Before moving on to Day Two of this booklet/blog, allow yourself some time to contemplate your singleness and its effects on you. Take at least one hour to sit with pen and paper and nothing else, no children, no television, and no music, do not permit one distraction and answer the questions listed below.

Day One Activity

Your Single Symptom

1. Am I single by choice or by circumstance?
2. Am I consumed with thoughts of a perfect relationship?
3.Do I enjoy myself? Do I find pleasure in spending time with me?
4. Is my work ethic a part of my character or a distraction from my personal life?
5. Is my involvement with my children genuine to their happiness or a result of my own unhappiness?
6.Do I tell those who care about me that I am single because I “intimidate” men and if so, what do I truly mean by this?
7.Do I feel worthy of unconditional romantic love?
8.Do I think I am attractive and appealing to men?
9.Do I feel as though I have valuable thoughts to offer in conversation in a relationship?
10. Am I truly happy or is my happiness a mask that I take off at night when I am alone?

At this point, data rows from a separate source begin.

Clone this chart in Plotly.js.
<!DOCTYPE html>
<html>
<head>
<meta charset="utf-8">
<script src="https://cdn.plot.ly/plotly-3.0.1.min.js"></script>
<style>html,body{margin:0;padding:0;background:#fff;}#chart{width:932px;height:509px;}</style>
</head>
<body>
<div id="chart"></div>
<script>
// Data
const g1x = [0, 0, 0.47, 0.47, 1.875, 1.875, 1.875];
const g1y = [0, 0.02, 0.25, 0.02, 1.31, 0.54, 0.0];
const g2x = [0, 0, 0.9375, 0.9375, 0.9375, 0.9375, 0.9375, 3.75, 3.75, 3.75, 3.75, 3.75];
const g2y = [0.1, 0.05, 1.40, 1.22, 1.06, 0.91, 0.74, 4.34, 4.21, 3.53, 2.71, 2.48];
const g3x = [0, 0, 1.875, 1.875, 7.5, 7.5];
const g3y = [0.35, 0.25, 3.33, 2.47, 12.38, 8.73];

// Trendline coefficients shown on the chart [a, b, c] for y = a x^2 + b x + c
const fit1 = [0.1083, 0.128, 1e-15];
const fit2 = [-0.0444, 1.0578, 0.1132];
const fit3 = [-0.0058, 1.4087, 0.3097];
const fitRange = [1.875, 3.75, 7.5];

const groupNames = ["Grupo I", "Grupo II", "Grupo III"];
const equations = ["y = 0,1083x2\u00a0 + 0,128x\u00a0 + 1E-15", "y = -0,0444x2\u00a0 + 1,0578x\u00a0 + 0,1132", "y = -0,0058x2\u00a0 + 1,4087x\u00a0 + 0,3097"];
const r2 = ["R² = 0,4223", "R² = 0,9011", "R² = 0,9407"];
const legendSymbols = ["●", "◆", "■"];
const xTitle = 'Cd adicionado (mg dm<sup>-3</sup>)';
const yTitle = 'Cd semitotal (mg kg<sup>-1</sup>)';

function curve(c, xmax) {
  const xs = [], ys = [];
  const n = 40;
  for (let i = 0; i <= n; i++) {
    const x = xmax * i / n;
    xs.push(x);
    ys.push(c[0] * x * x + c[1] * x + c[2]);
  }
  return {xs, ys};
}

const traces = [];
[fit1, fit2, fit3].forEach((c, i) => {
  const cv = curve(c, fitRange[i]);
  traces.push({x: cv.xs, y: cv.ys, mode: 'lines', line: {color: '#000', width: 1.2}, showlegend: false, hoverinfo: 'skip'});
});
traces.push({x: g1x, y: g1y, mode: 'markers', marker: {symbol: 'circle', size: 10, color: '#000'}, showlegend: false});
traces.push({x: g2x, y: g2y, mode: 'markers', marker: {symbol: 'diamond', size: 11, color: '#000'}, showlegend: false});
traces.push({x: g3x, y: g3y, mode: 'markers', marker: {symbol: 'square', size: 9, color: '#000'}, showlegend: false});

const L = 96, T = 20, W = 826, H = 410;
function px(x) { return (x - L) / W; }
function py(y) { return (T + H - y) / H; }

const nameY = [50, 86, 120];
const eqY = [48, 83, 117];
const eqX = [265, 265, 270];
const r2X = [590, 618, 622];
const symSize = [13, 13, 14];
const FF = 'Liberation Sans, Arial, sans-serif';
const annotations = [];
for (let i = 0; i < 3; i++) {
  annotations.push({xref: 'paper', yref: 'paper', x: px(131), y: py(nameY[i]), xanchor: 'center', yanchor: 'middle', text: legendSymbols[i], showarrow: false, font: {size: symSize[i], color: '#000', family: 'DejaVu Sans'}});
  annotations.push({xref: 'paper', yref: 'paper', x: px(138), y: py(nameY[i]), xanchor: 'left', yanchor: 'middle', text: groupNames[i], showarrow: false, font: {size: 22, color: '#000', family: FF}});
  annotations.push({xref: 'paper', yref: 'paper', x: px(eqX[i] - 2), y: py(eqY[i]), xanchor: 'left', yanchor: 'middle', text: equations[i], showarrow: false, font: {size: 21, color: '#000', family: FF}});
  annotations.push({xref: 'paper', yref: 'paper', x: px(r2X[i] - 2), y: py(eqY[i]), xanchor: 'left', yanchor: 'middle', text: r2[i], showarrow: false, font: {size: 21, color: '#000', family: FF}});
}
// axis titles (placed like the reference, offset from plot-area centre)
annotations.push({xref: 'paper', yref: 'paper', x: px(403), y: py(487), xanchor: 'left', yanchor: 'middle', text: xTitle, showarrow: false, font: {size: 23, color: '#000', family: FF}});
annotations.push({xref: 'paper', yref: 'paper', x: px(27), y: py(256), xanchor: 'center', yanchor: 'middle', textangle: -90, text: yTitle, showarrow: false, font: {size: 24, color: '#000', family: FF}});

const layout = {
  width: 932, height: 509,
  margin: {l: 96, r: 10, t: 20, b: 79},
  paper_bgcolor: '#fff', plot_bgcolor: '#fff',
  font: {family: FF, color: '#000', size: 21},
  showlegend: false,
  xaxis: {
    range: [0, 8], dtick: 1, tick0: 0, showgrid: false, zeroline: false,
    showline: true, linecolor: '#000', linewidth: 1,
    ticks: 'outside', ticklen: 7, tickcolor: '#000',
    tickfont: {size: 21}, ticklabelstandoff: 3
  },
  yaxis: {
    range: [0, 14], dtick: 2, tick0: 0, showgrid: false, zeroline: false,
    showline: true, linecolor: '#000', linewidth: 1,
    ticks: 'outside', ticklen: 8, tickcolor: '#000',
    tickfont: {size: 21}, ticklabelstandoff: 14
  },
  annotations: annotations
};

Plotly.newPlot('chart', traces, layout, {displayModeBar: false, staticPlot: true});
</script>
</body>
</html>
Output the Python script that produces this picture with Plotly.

Take some time to look over your answers thoughtfully and objectively. Look to see if you can find your single-reaction. Possible reactions, but in no way an exhaustive list, loneliness, anger, depression, clinginess, overly-aggressiveness, over-sexualizing one's self (in dress and/or action), creating a sexless/matronly image, self-pity, etc.

Fill in your confession:
My name is ________________ and I am living while single. My singleness has manifested itself in my life through __________________________. 

My findings:

My name is Kirsten and I am living while single. My singleness has manifested itself in my life through loneliness.

The Mission

I have read a profusion of books written expressly for my digestion on finding a man, keeping a man, sustaining a man’s happy, maintaining my physical and mental self in the standard worthy of the attentions of a man, and all other concepts dealing with my need for a man in order to have happiness and peace. And I could say that all these things are foolish. I could indeed say that it is not needed for an intelligent, self-sufficient, independent woman to have a man. But my femininity gets the best of me, and in honesty I say that it would be a pleasant addition to my life’s otherwise mundane flow to come home to someone of the opposite sex with which to share and take pleasure in this existence, and who in turn wants just the same.

But today I write, instead, a book based not so much on my expertise in solving the “man” problem but a book that reveals some of the internal difficulties of this reality of living while single as a female. To some this is as dangerous as driving while drinking or utilizing some other heavy machinery while heavily medicated. I have walked in the haze of survival feigning happiness, garbing myself in self-righteous "I-don’t-need-a-man" self-aggrandizing strength. In turn at night when my daughter is sleeping and the phone lies silent though operational, which I know because I’ve picked it up several times earlier this night to check on the dial tone or to listen to the dial tone as I pondered on whom I could call only to hang up, I have day dreamed or rather visualized the day that my prince has come. And so, this book deals with this reality-- this duality that has been poured onto the twenty and thirty something singles of the Twenty-first Century.

The struggle to balance this single independent woman with my equally hopeless romantic marriage centered self is the conflict with which I must contend as I attempt to gain single sobriety and balance. In this memoir and workbook, I first deal with the fact that singleness is something that many women have connoted with some disorder, some problem, and because of our singleness often expresses itself in self-destructive thoughts or is displayed through actions that keep us emotionally inept. In this personal chronicle, I do what most autonomous women would not dare, tell the truth on living while single. And hopefully by the end of work, I will not only be living, but thriving and enjoying and journeying through life not to some blissful refuge of marriage but just with happiness until my prince comes—if he ever does—or until life’s journey ends, married or not. But fully happy, I pray, nonetheless.